South Africa

South Africa’s real test

South Africa’s real test is only beginning, with the country’s economic momentum threatened by the national election and potential policy instability following the polls. 

This is feedback from Stanlib chief economist Kevin Lings, who outlined the huge test the country is facing in the coming months. 

Lings explained that the country’s economic recovery has gained momentum in the past few months, with a reduction in load-shedding, a strengthening of the rand, and a potentially beneficial election outcome. 

“A couple of months ago, there was this expectation that South Africa’s financial markets would be under pressure as we head towards the 29 May general election,” Lings said. 

“I think that expectation was based on the uncertainty of the election plus the fact that the economy was obviously under significant pressure, and we still had load shedding”

“If we look at what’s happened, the opposite has materialised. If I look at the rand dollar exchange rate, that’s strengthened by something like 4.5 % over the last month.
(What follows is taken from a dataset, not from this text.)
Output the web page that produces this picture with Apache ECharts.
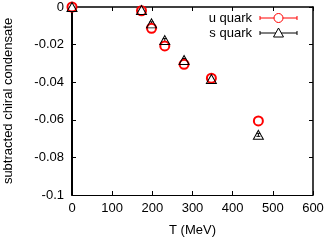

If we look at the equity market, that’s up 9% over the last month.”

Lings explained that this will be difficult to sustain post-election as there is less political pressure on the government to deliver services, and it potentially has to co-govern with a coalition partner. 

This may slow decision-making and derail its reform efforts, which are working, albeit slowly. 

“The real test now is we’ve got to have the election. It’s got to be successful, and we’ve got to hope that after the election, there isn’t a significant change in our overall policy agenda,” explained Lings. 

He is concerned about potential coalition partners ending the government’s partnership with the private sector to develop infrastructure, turn around state-owned enterprises, and grow the economy. 

“If that reform remains in place, then I think there’s upside potential for South Africa’s economy, and if you look at where valuations are, particularly equity valuations, that creates a positive backdrop and potential for upside.” 

According to Lings, the chances of the government’s reform agenda continuing are strong, with polls indicating the ANC will only need to partner with smaller partners to govern. 

“If that ends up being the election outcome then the feeling is that we continue on with the current policy reform, which is critical.”

This would exclude any potential coalitions that would be detrimental to the country’s economic performance, such as those with the EFF or MK Party, 

Standard Bank CEO Sim Tshabalala
Standard Bank CEO Sim Tshabalala

Lings’ views on the economy seem to be aligned with those of some of the CEOs of South Africa’s largest banks. 

Despite the ANC’s declining support, business leaders expect the country’s policies to remain largely unchanged as the ANC will remain the dominant political force. 

Standard Bank Group CEO Sim Tshabalala said in the company’s annual report that its base case is that the country’s policies will remain largely unchanged. 

“Our base case is that policy continuity will be largely maintained after the election, including the current administration’s programme of structural reform, a path that will gradually improve South Africa’s economic performance,” he said in his CEO’s report. 

However, Tshabalala said that uncertainty in the build-up to the election will limit investment in South Africa and, thus, economic growth. 

The bank’s South Africa CEO, Lungisa Fuzile, echoed Tshabalala in saying that no fundamental changes are expected to come as a result of the election. 

“We do not anticipate that the election outcome will lead to a change in policy direction. Accordingly, the continued gradual policy reform should be growth-supportive over time,” Fuzile said. 

Nedbank CEO Mike Brown

Outgoing Nedbank CEO Mike Brown said on the sidelines of the World Economic Forum earlier this year that the ANC will be central to any future government in South Africa. 

The collapse of state-owned enterprises and state-run institutions has led many to believe the country needs political change and that change will occur in this year’s elections. 

However, Brown does not believe the ANC can be dismissed as a political force, and its policies will continue to be those of the national government for some time. 

“If you stand back and look at it from a policy point of view, the polls may indicate the ANC is losing support, but central to any government going forward will be the ANC and the policies they currently have,” he said. 

The ANC’s policies are largely correct in addressing South Africa’s major challenges but have taken far too long to implement. 

“Certainly, as business, we would want accelerated delivery of government’s stated economic policies because that is what is hindering economic growth.”